While I believe that the FDIC Board needs greater discretion to manage the fund, we
are not suggesting the FDIC be given absolute discretion. We recognize the need for
accountability and will work with you to ensure a system that provides it.
Conclusion
The FDIC takes its responsibility to prudently manage the fund and maintain adequate
reserves very seriously. I want to reiterate a promise I made to the full Committee two
years ago. While Chairman, I will ensure that the FDIC manages the insurance fund
responsibly and is properly accountable to Congress, the public and the industry. Our
recommendations will ensure that future Chairmen do so as well.

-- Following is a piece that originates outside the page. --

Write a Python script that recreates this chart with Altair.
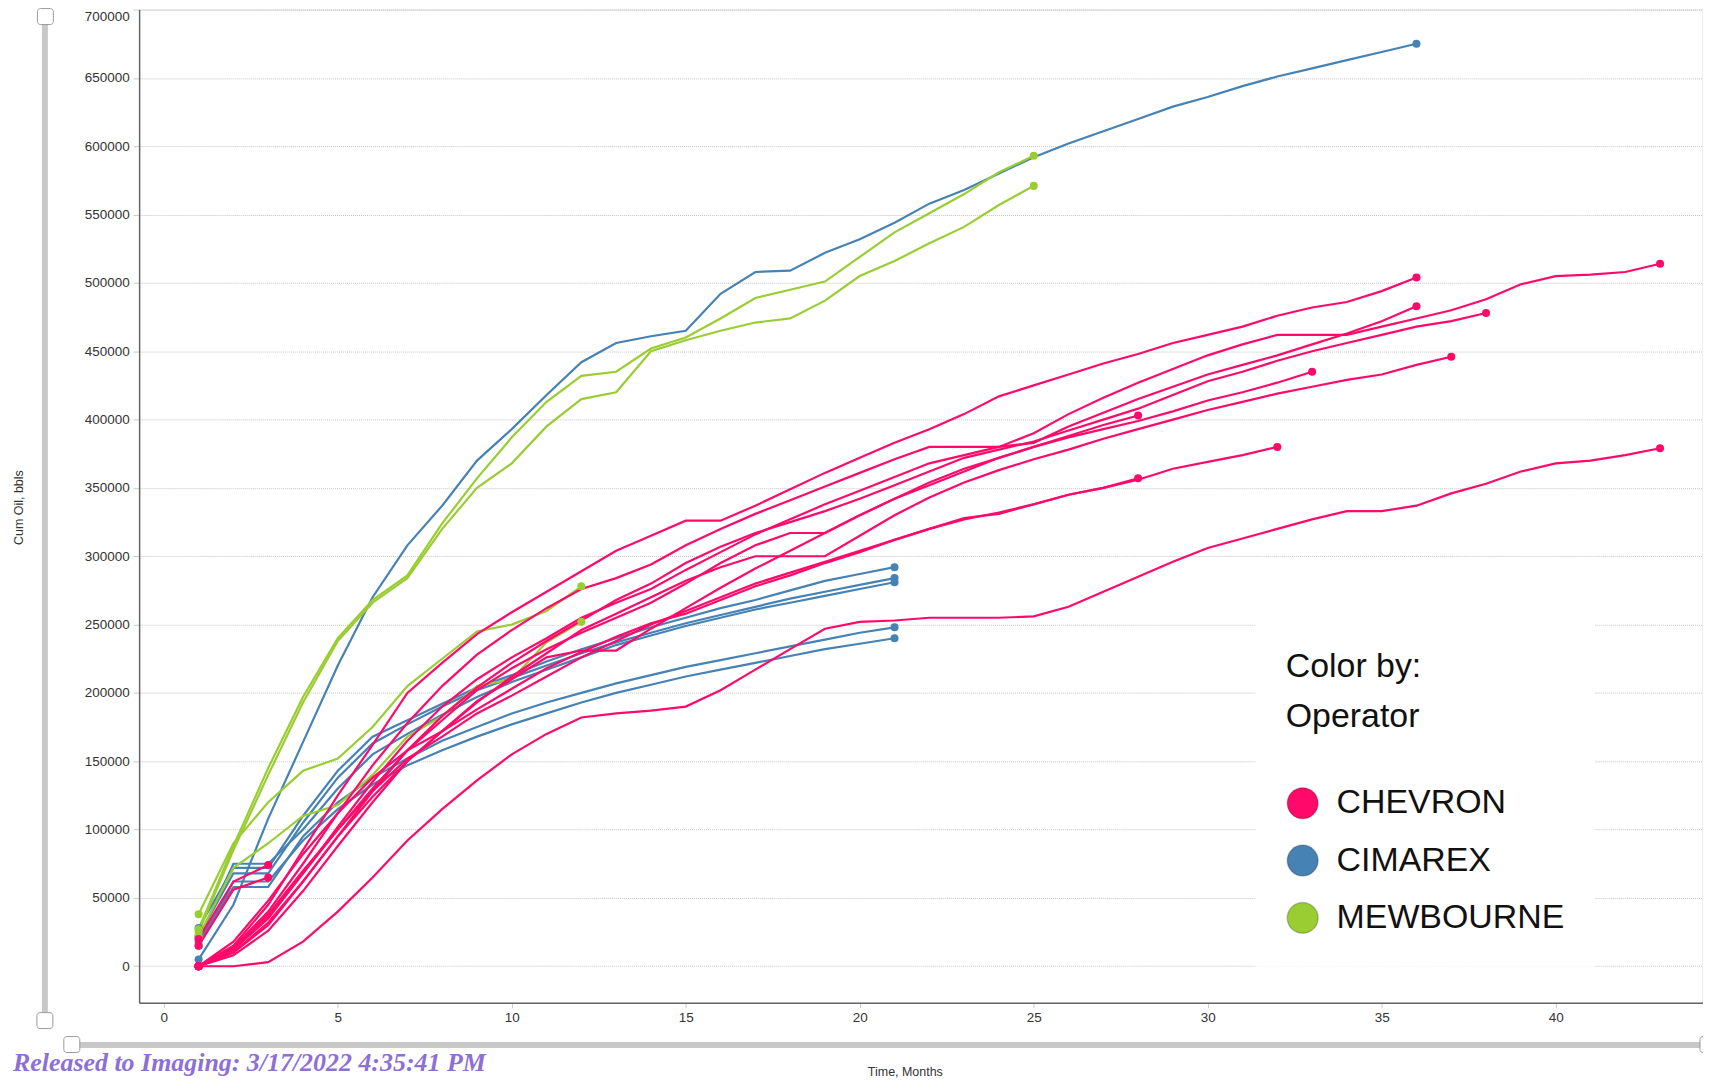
import altair as alt
import pandas as pd

# ---------------- data (thousand bbls, month 1..n) ----------------
operators = ["CHEVRON", "CIMAREX", "MEWBOURNE"]
op_colors = ["#FF0A6A", "#4682B4", "#9ACD32"]

chevron_1 = [0, 15, 45, 85, 125, 162, 200, 222, 243, 259, 274, 289, 304, 315, 326, 326, 337, 349, 361, 372,
             383, 393, 404, 417, 425, 433, 441, 448, 456, 462, 468, 476, 482, 486, 494, 504]
chevron_2 = [0, 14, 40, 75, 112, 147, 178, 205, 228, 246, 262, 276, 284, 294, 308, 320, 331, 341, 351, 361,
             371, 380, 380, 380, 383, 395, 405, 415, 424, 433, 440, 447, 455, 463, 472, 483]
chevron_3 = [0, 10, 30, 62, 95, 128, 158, 183, 204, 222, 238, 253, 268, 280, 295, 307, 317, 325, 333, 342,
             352, 362, 372, 378, 384, 392, 400, 408, 418, 428, 435, 443, 450, 456, 462, 468, 472, 478]
chevron_4 = [0, 12, 36, 68, 102, 135, 165, 190, 210, 226, 240, 255, 266, 276, 290, 303, 316, 327, 338, 348,
             358, 368, 374, 380, 390, 404, 416, 427, 437, 447, 455, 462, 462, 462, 468, 474, 480, 488, 499, 505,
             506, 508, 514]
chevron_5 = [0, 8, 26, 55, 88, 120, 150, 172, 193, 212, 229, 246, 258, 270, 282, 292, 300, 300, 300, 315,
             330, 343, 354, 363, 371, 378, 386, 393, 400, 407, 413, 419, 424, 429, 433, 440, 446]
chevron_6 = [0, 12, 35, 68, 100, 130, 158, 180, 202, 218, 232, 244, 255, 266, 280, 295, 308, 317, 317, 330,
             342, 354, 364, 372, 380, 387, 393, 399, 406, 414, 420, 427, 435]
chevron_7 = [0, 10, 32, 62, 95, 124, 150, 172, 194, 210, 226, 231, 231, 247, 262, 277, 291, 304, 317, 330,
             342, 352, 362, 372, 380, 388, 396, 403]
chevron_8 = [0, 18, 48, 82, 112, 138, 158, 172, 188, 203, 218, 230, 241, 251, 258, 268, 278, 286, 295, 303,
             312, 320, 328, 331, 338, 345, 350, 357]
chevron_9 = [0, 13, 38, 70, 100, 128, 152, 168, 185, 198, 212, 226, 238, 250, 260, 270, 280, 288, 296, 304,
             312, 320, 327, 332, 338, 345, 350, 356, 364, 369, 374, 380]
chevron_10 = [0, 0, 3, 18, 40, 65, 92, 115, 136, 155, 170, 182, 185, 187, 190, 202, 217, 232, 247, 252,
              253, 255, 255, 255, 256, 263, 274, 285, 296, 306, 313, 320, 327, 333, 333, 337, 346, 353, 362, 368,
              370, 374, 379]
chevron_11 = [20, 62, 74]
chevron_12 = [15, 56, 65]

cimarex_1 = [5, 45, 108, 164, 220, 270, 308, 337, 370, 393, 418, 442, 456, 461, 465, 492, 508, 509, 522, 532,
             544, 558, 568, 580, 592, 602, 611, 620, 629, 636, 644, 651, 657, 663, 669, 675]
cimarex_2 = [28, 72, 72, 110, 143, 168, 180, 192, 204, 213, 223, 232, 240, 248, 255, 262, 268, 275, 282, 287, 292]
cimarex_3 = [22, 68, 68, 105, 138, 163, 177, 190, 202, 211, 220, 229, 237, 244, 251, 257, 263, 269, 274, 279, 284]
cimarex_4 = [20, 75, 75, 100, 130, 155, 170, 184, 197, 208, 217, 226, 235, 242, 249, 255, 261, 266, 271, 276, 281]
cimarex_5 = [18, 58, 58, 95, 120, 138, 152, 165, 175, 185, 193, 200, 207, 213, 219, 224, 229, 234, 239, 244, 248]
cimarex_6 = [15, 62, 62, 92, 115, 133, 147, 158, 168, 177, 185, 193, 200, 206, 212, 217, 222, 227, 232, 236, 240]

mewbourne_1 = [27, 88, 145, 197, 240, 268, 286, 324, 357, 387, 413, 432, 435, 452, 460, 474, 489, 495, 501, 519,
               537, 551, 565, 581, 593]
mewbourne_2 = [25, 85, 140, 193, 238, 266, 284, 320, 350, 368, 395, 415, 420, 450, 458, 465, 471, 474, 487, 505,
               516, 529, 541, 557, 571]
mewbourne_3 = [38, 90, 120, 143, 152, 175, 205, 225, 245, 250, 260, 278]
mewbourne_4 = [22, 72, 90, 110, 118, 140, 168, 183, 205, 210, 237, 252]

wells = {
    "CHEVRON": [chevron_1, chevron_2, chevron_3, chevron_4, chevron_5, chevron_6, chevron_7,
                chevron_8, chevron_9, chevron_10, chevron_11, chevron_12],
    "CIMAREX": [cimarex_1, cimarex_2, cimarex_3, cimarex_4, cimarex_5, cimarex_6],
    "MEWBOURNE": [mewbourne_1, mewbourne_2, mewbourne_3, mewbourne_4],
}

x_ticks = list(range(0, 45, 5))
y_ticks = list(range(0, 700001, 50000))

rows = []
for op in ["CIMAREX", "MEWBOURNE", "CHEVRON"]:
    for i, series in enumerate(wells[op]):
        for m, v in enumerate(series, start=1):
            rows.append({"operator": op, "well": f"{op}-{i+1}", "month": m, "oil": v * 1000,
                         "endpoint": m == 1 or m == len(series)})
df = pd.DataFrame(rows)
ends = df[df["endpoint"]]

# ---------------- chart ----------------
FONT = "Liberation Sans"
PLOT_W, PLOT_H = 1568, 996

xenc = alt.X("month:Q",
             scale=alt.Scale(domain=[-0.71, 44.22], nice=False, zero=False),
             axis=alt.Axis(values=x_ticks, title="Time, Months", labelFlush=False, grid=False,
                           domainColor="#666666", domainWidth=1.5, tickColor="#cccccc", tickSize=5,
                           labelPadding=3, labelFont=FONT, labelFontSize=13.5, labelColor="#333333",
                           titleFont=FONT, titleFontSize=12.5, titleFontWeight="normal", titleColor="#333333",
                           titleX=768, titleY=73, titleBaseline="alphabetic", titleAlign="center"))
yenc = alt.Y("oil:Q",
             scale=alt.Scale(domain=[-26640, 700000], nice=False, zero=False),
             axis=alt.Axis(values=y_ticks, format="d", title="Cum Oil, bbls", grid=True,
                           gridColor="#c4c4c4", gridDash=[1, 1], gridWidth=1,
                           domainColor="#666666", domainWidth=1.5, tickColor="#cccccc", tickSize=6,
                           labelPadding=4, labelFlush=True, labelFont=FONT, labelFontSize=13.5,
                           labelColor="#333333", titleFont=FONT, titleFontSize=12.5,
                           titleFontWeight="normal", titleColor="#333333", titleX=-120.5, titleY=499,
                           titleAngle=270, titleAlign="center", titleBaseline="middle"))
color_scale = alt.Scale(domain=operators, range=op_colors)

lines = alt.Chart(df).mark_line(strokeWidth=2.2).encode(
    x=xenc, y=yenc,
    color=alt.Color("operator:N", scale=color_scale, legend=None),
    detail="well:N",
    order="month:Q",
)

points = alt.Chart(ends).mark_circle(size=65, opacity=1).encode(
    x=xenc, y=yenc,
    color=alt.Color("operator:N", scale=color_scale,
                    legend=alt.Legend(title=["Color by:", "Operator"], orient="none",
                                      legendX=1120, legendY=612, padding=30, fillColor="white",
                                      titleFont=FONT, titleFontSize=34, titleFontWeight="normal",
                                      titleColor="#111111", titleLineHeight=51, titlePadding=52,
                                      labelFont=FONT, labelFontSize=34, labelColor="#111111",
                                      labelOffset=17, symbolType="circle", symbolSize=962,
                                      rowPadding=19.5, symbolStrokeWidth=1.5,
                                      symbolStrokeColor="rgba(0,0,0,0.2)", labelLimit=400)),
)

one = pd.DataFrame({"k": [0]})
vbar = alt.Chart(one).mark_rule(color="#c8c8c8", strokeWidth=6).encode(
    x=alt.value(-94.5), y=alt.value(7), y2=alt.value(1014))
hbar = alt.Chart(one).mark_rule(color="#c8c8c8", strokeWidth=6).encode(
    x=alt.value(-67.5), x2=alt.value(1572), y=alt.value(1038.5))
handle_style = dict(cornerRadius=3, fill="white", stroke="#9a9a9a", strokeWidth=1)
h1 = alt.Chart(one).mark_rect(**handle_style).encode(
    x=alt.value(-102), x2=alt.value(-86), y=alt.value(-1), y2=alt.value(15))
h2 = alt.Chart(one).mark_rect(**handle_style).encode(
    x=alt.value(-102.5), x2=alt.value(-86.5), y=alt.value(1006), y2=alt.value(1022))
h3 = alt.Chart(one).mark_rect(**handle_style).encode(
    x=alt.value(-75.5), x2=alt.value(-59.5), y=alt.value(1030), y2=alt.value(1046))
h4 = alt.Chart(one).mark_rect(**handle_style).encode(
    x=alt.value(1565.5), x2=alt.value(1581.5), y=alt.value(1030), y2=alt.value(1046))

chart = alt.layer(lines, points, vbar, hbar, h1, h2, h3, h4).properties(
    width=PLOT_W, height=PLOT_H,
    title=alt.TitleParams(text="Released to Imaging: 3/17/2022 4:35:41 PM", orient="bottom",
                          anchor="start", frame="group", font="Liberation Serif", fontSize=26,
                          fontStyle="italic", fontWeight="bold", color="#8C6FD9",
                          dx=-126.5, dy=-28, offset=0),
    autosize=alt.AutoSizeParams(type="none"),
    padding={"left": 131.5, "top": 0, "right": 0.5, "bottom": 80},
).resolve_legend(color="independent").configure_view(stroke=None).configure(background="white")

chart.save("out.html", embed_options={"renderer": "svg", "actions": False})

We have been fortunate, in that Congress continues to have an excellent opportunity to
remedy flaws in the deposit insurance system before they cause actual damage either
to the banking industry or our economy as a whole. We appreciate the Subcommittee’s
leadership and continuing efforts on this issue and look forward to working with each of
you to get the job done this year.

1 H.R. 1185 would require that the FDIC issue dividends equal to one-half of the
amount in the fund above 1.35 percent whenever the fund was between 1.35 percent
and 1.40 percent, and dividends equal to the entire amount in the fund over 1.40
percent whenever the fund was over 1.40 percent. The effect of these provisions would
have been to cap the fund at 1.375 percent.